After helping rebuild Lower Manhattan after the 9/11 attacks and heading economic development efforts in Newark, N.J., a confident Stefan Pryor came to Connecticut Wednesday to tackle another daunting challenge.

Gov. Dannel P. Malloy introduced Pryor as the man to lead the effort to close the state’s worst-in-the-nation public school achievement gap separating the poor from the well-to-do.

pryor, stefan

Stefan Pryor: ‘Real progress can emerge from the most difficult of conditions’

“In my career I’ve had to opportunity to observe how a mandate for change and how real progress can emerge from the most difficult of conditions–ranging from Lower Manhattan’s recovery from Sept. 11 to Newark’s recovery from decades of disinvestment,” Pryor said moments after the State Board of Education unanimously recommended him as the state’s new commissioner of education.

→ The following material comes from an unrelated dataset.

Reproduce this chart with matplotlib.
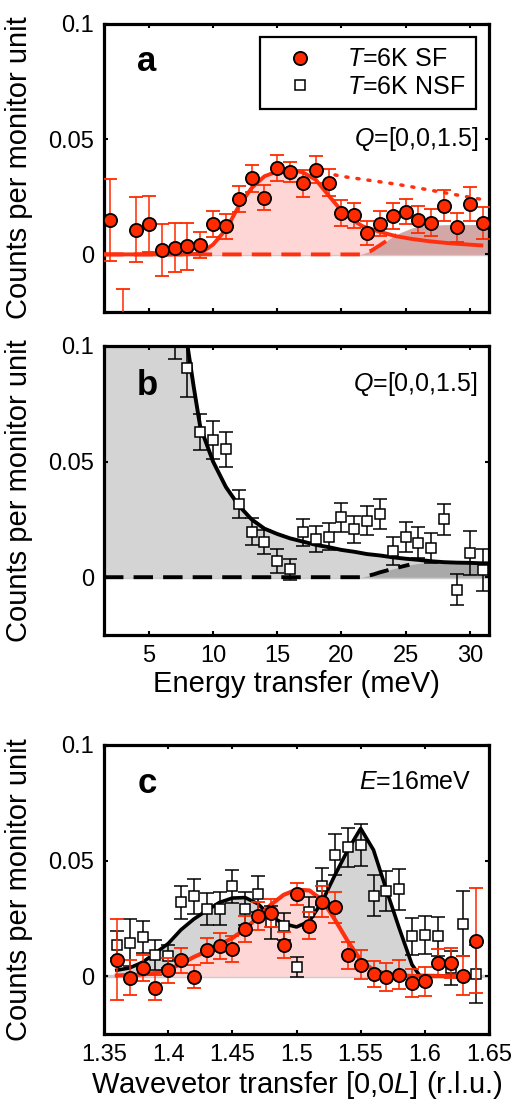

In Connecticut, he said, “There are excellent schools and there are exemplary districts, but there are also too many places where students are not fulfilling their potential…This situation merits a mandate for change.”

Pryor, who will begin duties the first week in October, succeeds Mark McQuillan, who resigned abruptly in December, citing the stress of the job. Acting Commissioner George Coleman has held the interim post since then

The 39-year-old Pryor, deputy mayor in Newark, is an unconventional choice for the state’s top education job, a post that traditionally has attracted administrators with long careers in the education establishment.

“I have to acknowledge this [choice] is outside the box, but circumstances dictate we get it right,” Malloy said during a press conference before the State Board of Education.

A Yale Law School graduate, Pryor has some background in the field of education. He was part of Yale’s Teacher Preparation Program and was among the founders of the acclaimed Amistad Academy, a New Haven charter school that has had a successful record working with low-income children.

Before taking on the post-9/11 reconstruction effort in 2001, he worked as vice president of the Partnership for New York City, a leading business organization, where he was involved in school reform efforts.

The selection of Pryor signals Malloy’s intent to focus on reforming the public education system and challenging traditional practices involving school finance, teacher quality, accountability and other issues.

“I steadfastly believe that all of our children deserve a quality educational experience…and I think Stefan is the right candidate to bring about all of the changes to move this state in the direction of guaranteeing that success,” Malloy said. “We have to hold ourselves to a higher standard than that which we have talked about in the past.”

“What this needs to be about is results,” said Malloy, who linked the performance of public schools to the creation of a vital workforce. “I think Stefan is the right candidate to do this,” he said, citing Pryor’s record in Newark on economic development, housing, employment and workforce issues.

In Newark, Pryor oversees economic development, city planning and housing as part of the administration of Mayor Cory Booker. Before taking that job, he was president of the Lower Manhattan Development Corporation in charge of rebuilding the area after the attacks on the World Trade Center in 2001.

In the mid-1990s, Pryor worked as a policy advisor to New Haven Mayor John DeStefano.

Pryor was one of five finalists interviewed for the job of shaping the state’s public education system. His annual salary will be $185,000.

His past affiliation with Amistad could stir doubts within the education establishment, including teacher union officials who have sometimes clashed with charter school supporters over funding and other issues. Nevertheless, union leaders and others at Wednesday’s press conference said Pryor made a good first impression.

“We like his credentials. We’ll see what it all brings about,” said Phil Apruzzese, president of the Connecticut Education Association. “He’s proven himself in many venues.”

Among his toughest challenges is the lagging performance of many low-income and minority students, an achievement gap that has stubbornly defied years of efforts and dozens of programs designed to fix it.

He said there are examples of successful schools and classrooms that can be replicated on a larger scale.

“I think it’s important we look at schools not in terms of their governance model but in terms of their results–whether we’re talking about conventional public schools or magnet schools or charter schools or vo-ag or tech schools,” he said. “The question is not how is a school structured. The question is: How is a school providing for outstanding student outcomes?”

He also said a key focus will be the quality of those who teach and who lead schools. That includes issues such as training, evaluation, and pay.

“We need to recruit the best for our classrooms and our principals’ offices,” said Pryor, the son of two public school teachers.

Pryor said one of his first jobs will be to meet those with a stake in education, “from teachers to students, from parents to principals, from labor leaders to business leaders–to create, prioritize and refine our agenda.

As he left Wednesday’s board meeting, Pryor appeared to get a head start on that task, moving easily among leaders of various education groups, offering greetings and pledging to listen.

His background outside the field of education could be a plus, said State Rep. Andrew Fleischmann, D-West Hartford, the co-chairman of the legislature’s Education Committee.

“Someone said he seems like an out-of-the-box pick,” Fleischmann said. “My response was, we have out-of-the-box problems.”